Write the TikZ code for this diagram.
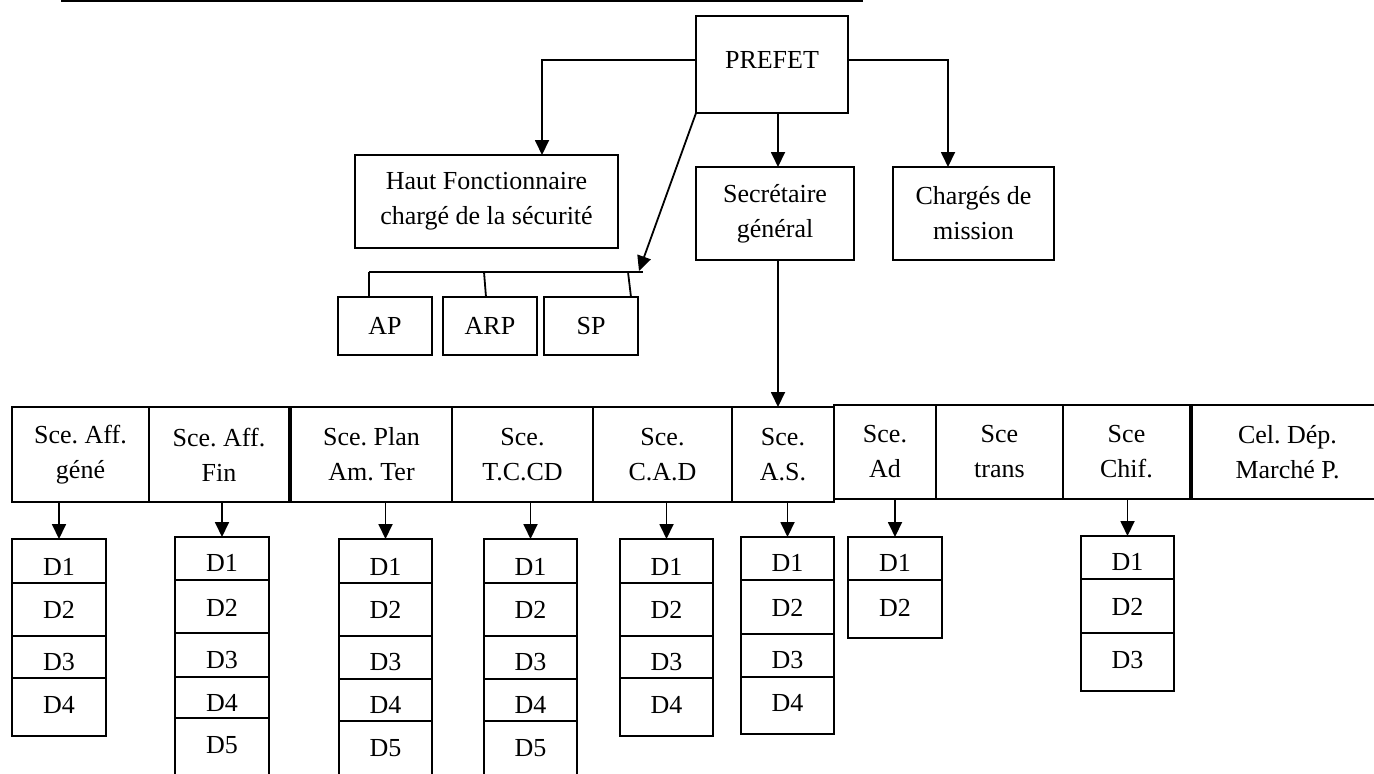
\documentclass[tikz,border=0pt]{standalone}
\usepackage{fontspec}
\setmainfont{Liberation Serif}
\usetikzlibrary{arrows.meta}
\frenchspacing
\tikzset{
  box/.style={draw, line width=0.9pt, inner sep=0pt, outer sep=0pt, align=center, font=\fontsize{13}{17.5}\selectfont\frenchspacing},
  lbl/.style={inner sep=0pt, outer sep=0pt, font=\fontsize{13}{17.5}\selectfont},
  conn/.style={line width=0.9pt},
  arr/.style={conn, -{Triangle[width=7pt,length=7.5pt]}},
}
% name, x1, y1, x2, y2, text   (coordinates in pixels)
\newcommand\bx[6]{%
  \pgfmathsetmacro\bxw{(#4-#2)*0.5}%
  \pgfmathsetmacro\bxh{(#5-#3)*0.5}%
  \node[box, minimum width=\bxw pt, minimum height=\bxh pt] (#1) at ({(#2+#4)/2},{(#3+#5)/2}) {#6};}
% name, x1, y1, x2, y2, text y, text
\newcommand\dcell[7]{%
  \bx{#1}{#2}{#3}{#4}{#5}{}%
  \node[lbl] (#1t) at ({(#2+#4)/2},#6) {#7};}
\begin{document}
\begin{tikzpicture}[x=0.5pt,y=-0.5pt]
\useasboundingbox (0,0) rectangle (1374,773);
\clip (0,0) rectangle (1374,773);

% title rule
\draw[conn] (61,1) -- (863,1);

% top level
\bx{prefet}{696}{16}{848}{113}{}
\node[lbl] (prefett) at (772,60) {PREFET};
\bx{haut}{355}{155}{618}{248}{Haut Fonctionnaire\\chargé de la sécurité}
\bx{sg}{696}{167}{854}{260}{Secrétaire\\général}
\bx{charges}{893}{167}{1054}{260}{Chargés de\\mission}
\bx{ap}{338}{297}{432}{355}{AP}
\bx{arp}{443}{297}{537}{355}{ARP}
\bx{sp}{544}{297}{638}{355}{SP}

\coordinate (hl) at (542,60);
\coordinate (hr) at (948,60);
\coordinate (mx) at (778,0);
\coordinate (barL) at (369,272);
\coordinate (barR) at (643,272);
\coordinate (barM) at (484,272);
\coordinate (barS) at (628,272);
\coordinate (bartip) at (639,271);

\draw[arr] (prefet.west |- hl) -| (hl |- haut.north);
\draw[arr] (prefet.east |- hr) -| (hr |- charges.north);
\draw[arr] (mx |- prefet.south) -- (mx |- sg.north);
\draw[arr] (prefet.south west) -- (bartip);
\draw[conn] (barL) -- (barR);
\draw[conn] (barL) -- (barL |- ap.north);
\draw[conn] (barM) -- (486,297);
\draw[conn] (barS) -- (631,297);

% services row
\bx{b1}{12}{407}{149}{502}{Sce. Aff.\\géné}
\bx{b2}{149}{407}{289}{502}{Sce. Aff.\\Fin}
\bx{b3}{291}{407}{452}{502}{Sce. Plan\\Am. Ter}
\bx{b4}{452}{407}{593}{502}{Sce.\\T.C.CD}
\bx{b5}{593}{407}{732}{502}{Sce.\\C.A.D}
\bx{b6}{732}{407}{834}{502}{Sce.\\A.S.}
\bx{b7}{834}{405}{936}{499}{Sce.\\Ad}
\bx{b8}{936}{405}{1063}{499}{Sce\\trans}
\bx{b9}{1063}{405}{1190}{499}{Sce\\Chif.}
\bx{b10}{1192}{405}{1383}{499}{Cel. Dép.\\Marché P.}

\draw[arr] (mx |- sg.south) -- (mx |- b6.north);

% divisions
\foreach \i/\a/\b/\t in {1/539/583/567,2/583/636/610,3/636/678/662,4/678/736/705}
  {\dcell{sA\i}{12}{\a}{106}{\b}{\t}{D\i}}
\foreach \i/\a/\b/\t in {1/537/580/563,2/580/633/608,3/633/677/660,4/677/718/703,5/718/800/745}
  {\dcell{sB\i}{175}{\a}{269}{\b}{\t}{D\i}}
\foreach \i/\a/\b/\t in {1/539/583/567,2/583/636/610,3/636/679/662,4/679/721/705,5/721/800/748}
  {\dcell{sC\i}{339}{\a}{432}{\b}{\t}{D\i}}
\foreach \i/\a/\b/\t in {1/539/583/567,2/583/636/610,3/636/679/662,4/679/721/705,5/721/800/748}
  {\dcell{sD\i}{484}{\a}{577}{\b}{\t}{D\i}}
\foreach \i/\a/\b/\t in {1/539/583/567,2/583/636/610,3/636/678/662,4/678/736/705}
  {\dcell{sE\i}{620}{\a}{713}{\b}{\t}{D\i}}
\foreach \i/\a/\b/\t in {1/537/580/563,2/580/634/608,3/634/677/660,4/677/734/703}
  {\dcell{sF\i}{741}{\a}{834}{\b}{\t}{D\i}}
\foreach \i/\a/\b/\t in {1/537/580/563,2/580/638/608}
  {\dcell{sG\i}{848}{\a}{942}{\b}{\t}{D\i}}
\foreach \i/\a/\b/\t in {1/536/579/562,2/579/633/607,3/633/691/660}
  {\dcell{sH\i}{1081}{\a}{1174}{\b}{\t}{D\i}}

\draw[arr] (sA1.north |- b1.south) -- (sA1.north);
\draw[arr] (sB1.north |- b2.south) -- (sB1.north);
\draw[arr] (sC1.north |- b3.south) -- (sC1.north);
\draw[arr] (sD1.north |- b4.south) -- (sD1.north);
\draw[arr] (sE1.north |- b5.south) -- (sE1.north);
\draw[arr] (sF1.north |- b6.south) -- (sF1.north);
\draw[arr] (sG1.north |- b7.south) -- (sG1.north);
\draw[arr] (sH1.north |- b9.south) -- (sH1.north);
\end{tikzpicture}
\end{document}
**********
Reproduce the whole listing word for word, setting aside any pictures.

▸ **OUTPUT FOR THIS EXERCISE**:
Write the TikZ code for this diagram.
\documentclass[tikz,border=0pt]{standalone}
\usepackage{fontspec}
\setmainfont{Liberation Serif}
\usetikzlibrary{arrows.meta}
\frenchspacing
\tikzset{
  box/.style={draw, line width=0.9pt, inner sep=0pt, outer sep=0pt, align=center, font=\fontsize{13}{17.5}\selectfont\frenchspacing},
  lbl/.style={inner sep=0pt, outer sep=0pt, font=\fontsize{13}{17.5}\selectfont},
  conn/.style={line width=0.9pt},
  arr/.style={conn, -{Triangle[width=7pt,length=7.5pt]}},
}
% name, x1, y1, x2, y2, text   (coordinates in pixels)
\newcommand\bx[6]{%
  \pgfmathsetmacro\bxw{(#4-#2)*0.5}%
  \pgfmathsetmacro\bxh{(#5-#3)*0.5}%
  \node[box, minimum width=\bxw pt, minimum height=\bxh pt] (#1) at ({(#2+#4)/2},{(#3+#5)/2}) {#6};}
% name, x1, y1, x2, y2, text y, text
\newcommand\dcell[7]{%
  \bx{#1}{#2}{#3}{#4}{#5}{}%
  \node[lbl] (#1t) at ({(#2+#4)/2},#6) {#7};}
\begin{document}
\begin{tikzpicture}[x=0.5pt,y=-0.5pt]
\useasboundingbox (0,0) rectangle (1374,773);
\clip (0,0) rectangle (1374,773);

% title rule
\draw[conn] (61,1) -- (863,1);

% top level
\bx{prefet}{696}{16}{848}{113}{}
\node[lbl] (prefett) at (772,60) {PREFET};
\bx{haut}{355}{155}{618}{248}{Haut Fonctionnaire\\chargé de la sécurité}
\bx{sg}{696}{167}{854}{260}{Secrétaire\\général}
\bx{charges}{893}{167}{1054}{260}{Chargés de\\mission}
\bx{ap}{338}{297}{432}{355}{AP}
\bx{arp}{443}{297}{537}{355}{ARP}
\bx{sp}{544}{297}{638}{355}{SP}

\coordinate (hl) at (542,60);
\coordinate (hr) at (948,60);
\coordinate (mx) at (778,0);
\coordinate (barL) at (369,272);
\coordinate (barR) at (643,272);
\coordinate (barM) at (484,272);
\coordinate (barS) at (628,272);
\coordinate (bartip) at (639,271);

\draw[arr] (prefet.west |- hl) -| (hl |- haut.north);
\draw[arr] (prefet.east |- hr) -| (hr |- charges.north);
\draw[arr] (mx |- prefet.south) -- (mx |- sg.north);
\draw[arr] (prefet.south west) -- (bartip);
\draw[conn] (barL) -- (barR);
\draw[conn] (barL) -- (barL |- ap.north);
\draw[conn] (barM) -- (486,297);
\draw[conn] (barS) -- (631,297);

% services row
\bx{b1}{12}{407}{149}{502}{Sce. Aff.\\géné}
\bx{b2}{149}{407}{289}{502}{Sce. Aff.\\Fin}
\bx{b3}{291}{407}{452}{502}{Sce. Plan\\Am. Ter}
\bx{b4}{452}{407}{593}{502}{Sce.\\T.C.CD}
\bx{b5}{593}{407}{732}{502}{Sce.\\C.A.D}
\bx{b6}{732}{407}{834}{502}{Sce.\\A.S.}
\bx{b7}{834}{405}{936}{499}{Sce.\\Ad}
\bx{b8}{936}{405}{1063}{499}{Sce\\trans}
\bx{b9}{1063}{405}{1190}{499}{Sce\\Chif.}
\bx{b10}{1192}{405}{1383}{499}{Cel. Dép.\\Marché P.}

\draw[arr] (mx |- sg.south) -- (mx |- b6.north);

% divisions
\foreach \i/\a/\b/\t in {1/539/583/567,2/583/636/610,3/636/678/662,4/678/736/705}
  {\dcell{sA\i}{12}{\a}{106}{\b}{\t}{D\i}}
\foreach \i/\a/\b/\t in {1/537/580/563,2/580/633/608,3/633/677/660,4/677/718/703,5/718/800/745}
  {\dcell{sB\i}{175}{\a}{269}{\b}{\t}{D\i}}
\foreach \i/\a/\b/\t in {1/539/583/567,2/583/636/610,3/636/679/662,4/679/721/705,5/721/800/748}
  {\dcell{sC\i}{339}{\a}{432}{\b}{\t}{D\i}}
\foreach \i/\a/\b/\t in {1/539/583/567,2/583/636/610,3/636/679/662,4/679/721/705,5/721/800/748}
  {\dcell{sD\i}{484}{\a}{577}{\b}{\t}{D\i}}
\foreach \i/\a/\b/\t in {1/539/583/567,2/583/636/610,3/636/678/662,4/678/736/705}
  {\dcell{sE\i}{620}{\a}{713}{\b}{\t}{D\i}}
\foreach \i/\a/\b/\t in {1/537/580/563,2/580/634/608,3/634/677/660,4/677/734/703}
  {\dcell{sF\i}{741}{\a}{834}{\b}{\t}{D\i}}
\foreach \i/\a/\b/\t in {1/537/580/563,2/580/638/608}
  {\dcell{sG\i}{848}{\a}{942}{\b}{\t}{D\i}}
\foreach \i/\a/\b/\t in {1/536/579/562,2/579/633/607,3/633/691/660}
  {\dcell{sH\i}{1081}{\a}{1174}{\b}{\t}{D\i}}

\draw[arr] (sA1.north |- b1.south) -- (sA1.north);
\draw[arr] (sB1.north |- b2.south) -- (sB1.north);
\draw[arr] (sC1.north |- b3.south) -- (sC1.north);
\draw[arr] (sD1.north |- b4.south) -- (sD1.north);
\draw[arr] (sE1.north |- b5.south) -- (sE1.north);
\draw[arr] (sF1.north |- b6.south) -- (sF1.north);
\draw[arr] (sG1.north |- b7.south) -- (sG1.north);
\draw[arr] (sH1.north |- b9.south) -- (sH1.north);
\end{tikzpicture}
\end{document}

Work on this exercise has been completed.